The input specification is an array of input parameter descriptors that define the inputs that the executable expects to run. The order of inputs in the array determines the order in which they will be rendered on the DNAnexus website when a user tries to configure and launch the executable through the website. If an input specification is not provided, then an applet can be run with any input, which will not be validated for input argument names or types. An input parameter descriptor is a hash with the following key/value pairs:

  • name string Name of the input; it must be unique across the

    inputs. Each input name must match the regular expression

    ^[a-zA-Z_][0-9a-zA-Z_]*$ (only letters and numbers, at least one

    char, does not start with a number).

  • class string The class of the input. This could be any data object class supported by the platform (such as "record", "file", etc.), in which case a link to an object ID must be provided for that input when the executable is run. In addition to data object classes, the following value classes are supported:

    • "int" represents a decimal integer; a JSON number must be given

    • "float" represents a decimal floating-point number; a JSON number must be given

    • "string" represents a string; a JSON (UTF-8) string must be given

    • "boolean" represents a boolean; the JSON value true or false must be given

    • "hash" represents an arbitrary JSON object

      The input class name (other than "hash") can be preceded by the string "array:", e.g. "array:file", to indicate that the input must be a nonempty JSON array of links to objects of the corresponding class.
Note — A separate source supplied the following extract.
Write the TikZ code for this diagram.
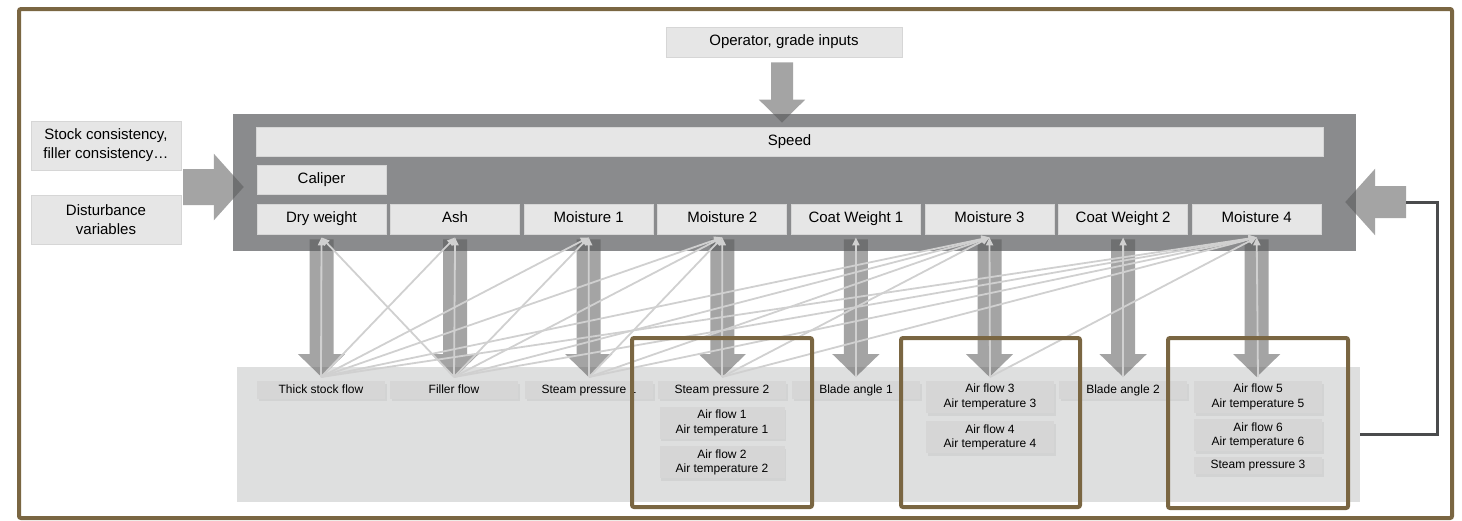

  • optional boolean (optional, default false) Whether this input is optional

  • default input class (optional) A value to which the input will be set if omitted when running the executable. This value is also used to provide information about default values to the user, when they attempt to configure and launch the executable through DNAnexus’ website. If not provided, then this input must be always given when launching the executable.

    • In addition to literal values, symbolic metadata references can be used as default values, for example:

          {"inputSpec": [
            {"name": "mappings_bam", "class": "file"},
            {"name": "sample_id", "class": "string", "default":
              {"$dnanexus_link": {"input": "mappings_bam",
                                  "metadata": "properties.sample_id"}}
  • type string or mapping (optional) A constraint on the type that the input object must be tagged with (this is valid only for inputs whose class is a data object class). If not provided, no type constraints will be required. Constraints are specified via the following grammar:

      constraint ::= <string>
      constraint ::= { "$and": [ constraint, constraint, … ] }
      constraint ::= { "$or": [ constraint, constraint, …] }
  • The "$and" operator means that all constraints need to be satisfied; the "$or" operator means that at least one constraint needs to be satisfied. A string represents a type that the object must have in its types. For example, to say that an object must be of type "Reads", and with either "LetterReads" or "ColorReads", specify the following constraint:

    {"$and": ["Reads", {"$or": ["LetterReads", "ColorReads"]}]}
  • patterns array of strings or mapping (optional) If a list of strings is provided, it denotes name patterns for this input. This array is stored and returned verbatim by the API as part of the executable's description. Example: {"patterns": ["*.sam", "*.bam"]}. By convention, clients may use this array to filter objects displayed to the user as possible inputs for the executable; and to infer compatibility between executable outputs and inputs, if no types are specified. If a mapping is provided, a broader set of filters for data objects can be specified and the interpretation of these key-value pairs is open to the client. For example, the client may use the following keys:

    • name: array of strings (optional) the specification for this field is identical to the array of strings described above.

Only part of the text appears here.